Diablation are a Symphonic Black Metal from France and ‘Par le Feu’ is their 2nd full length album just hot on the heels of their debut on well-known Black Metal artists releasing label Osmose Production, who has worked with other eclectic artists like Melechesh. While Diablation is buried in the shadow of bigger acts like Dimmu Borgir or Deathspell Omega, their sound is actually well polished and crafted without feeling too overdone. Think if Marduk went a bit more symphonic with a touch of Limbonic Art and that is what one would get with Diablation. Compared to their first debut though, it sounds like ‘Par le Feu’ is a bit more restrained in the symphony department. Keyboards are still very prominent on a lot of tracks, but the music has less of that ‘pre Death Cult Armageddon’ sound to it and more of that older Limbonic Art style, which is less choir driven and more keyboard. On ‘Allegeance’ Diablation started out heavily symphonic and pretty much let the album carry that through. It was certainly Symphonic Black Metal, but not quite as raw as some might have liked. Here on ‘Par le Feu’ right from the opening one gets a darker, more sinister sense of the music with the intro before delving into ‘Vox Diaboli,’ which demonstrates a tighter more drum (like Ulver produced drums) driven track with faster riffs and less of the lush symphonic backdrop. The vocals are still sinister as they snarl, hiss, and whisper here and there, but the overall feel to the music is ‘more Melodic Black Metal’ with some symphonic backing versus ‘full blown keyboard Symphonic Black Metal’ with a push for atmosphere.

All the lyrics are in French still, but that shouldn’t detract from the music. Other tracks like ‘Au bord du gouffre’ are a little more prominent on the symphonics as they are pushed more to the front- especially with the horn sounding keyboard sections- but they are still restrained and don’t feel as flamboyant as say some of the choir mixed keyboard sections on the previous album. The riffs are still melodic in that Limbonic Art inspired styled, and the pace goes from medium to slow, especially when trying to let the keyboards really sink in. For a drum heavy track that almost pounds so fast and hard it sounds like a Black Metal remix track, ‘Testament de l’humanité’ has plenty of melodic groove and yet still stays consistently ferocious thanks to the vocals. Though they are a little less varied than other tracks, some parts do have that reverb robotic tone to them similar to how Shagrath of Dimmu Borgir did some of his vocals on an album like ‘Puritanical Euphoric…’ which is where they really hit their stride. Again, though compared to Dimmu Borgir, Diablation is much less over produced and a bit more in the sweet spot for those who like Black Metal a bit more raw but not skin tearing raw.
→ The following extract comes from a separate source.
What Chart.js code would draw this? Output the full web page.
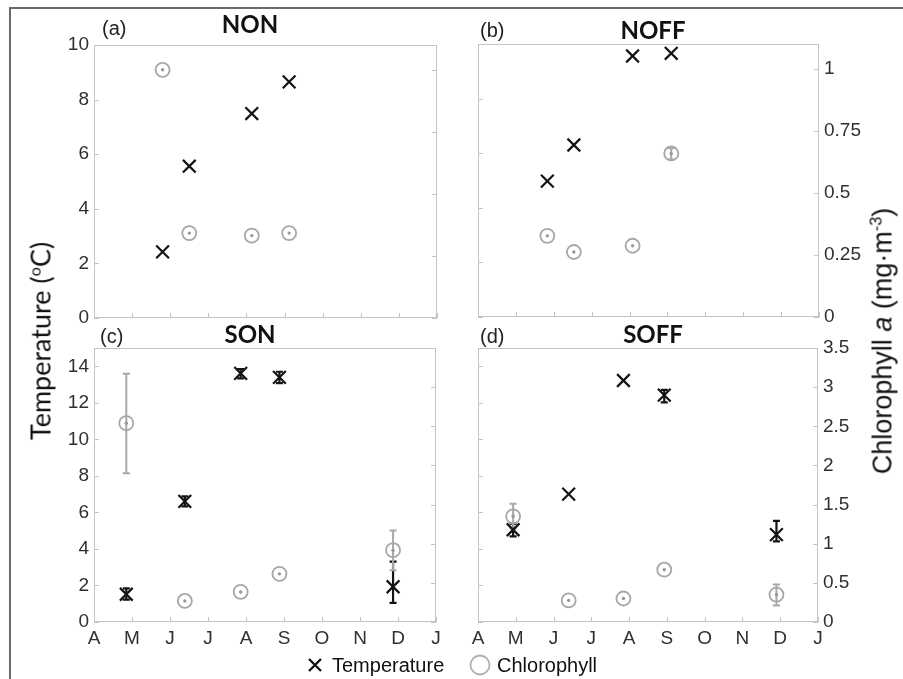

‘Par le Feu’ does change things up a bit with the track structure. The debut had 2 tracks split as a part 1 and 2 near the end like a halved epic. Here the band includes one long track that feels like another epic attempt, just more whole. It does carry on quite a bit, especially in the drum department which many times carries the same beat that it sounds like a drum machine more than a person behind the kit, but Diablation lump all their musical ability to its finest from the guitars and keyboard layering to the vocals for just a solid, worthy Symphonic Black Metal track. It still carries that sinister rather than lush tone heard from the beginning of the album, although the sinister atmosphere isn’t quite captured as well compared to ‘Vox Diaboli’ for the quiet snarling moment of the music. The band tries to repeat it with the spoken rasp part on ‘Mort, marche avec moi,’ but it doesn’t quite hold the candle as it carries on a bit longer than it should. Still, for those looking for a heavily dramatic Black Metal piece that uses the vocals to great effect versus just long instrumental interludes, then this is the one to listen to. Even those who don’t normally enjoy epic Black Metal tracks will like this one. Overall, Diablation sound like they are moving in the right direction by not overly saturating their music with the symphonic elements, but still sounding modernly produced and ferocious at the same time with the style of Black Metal. As long as they don’t start injecting the whole ‘Disney choir’ element to their music they should continue to have a solid sound for years to come.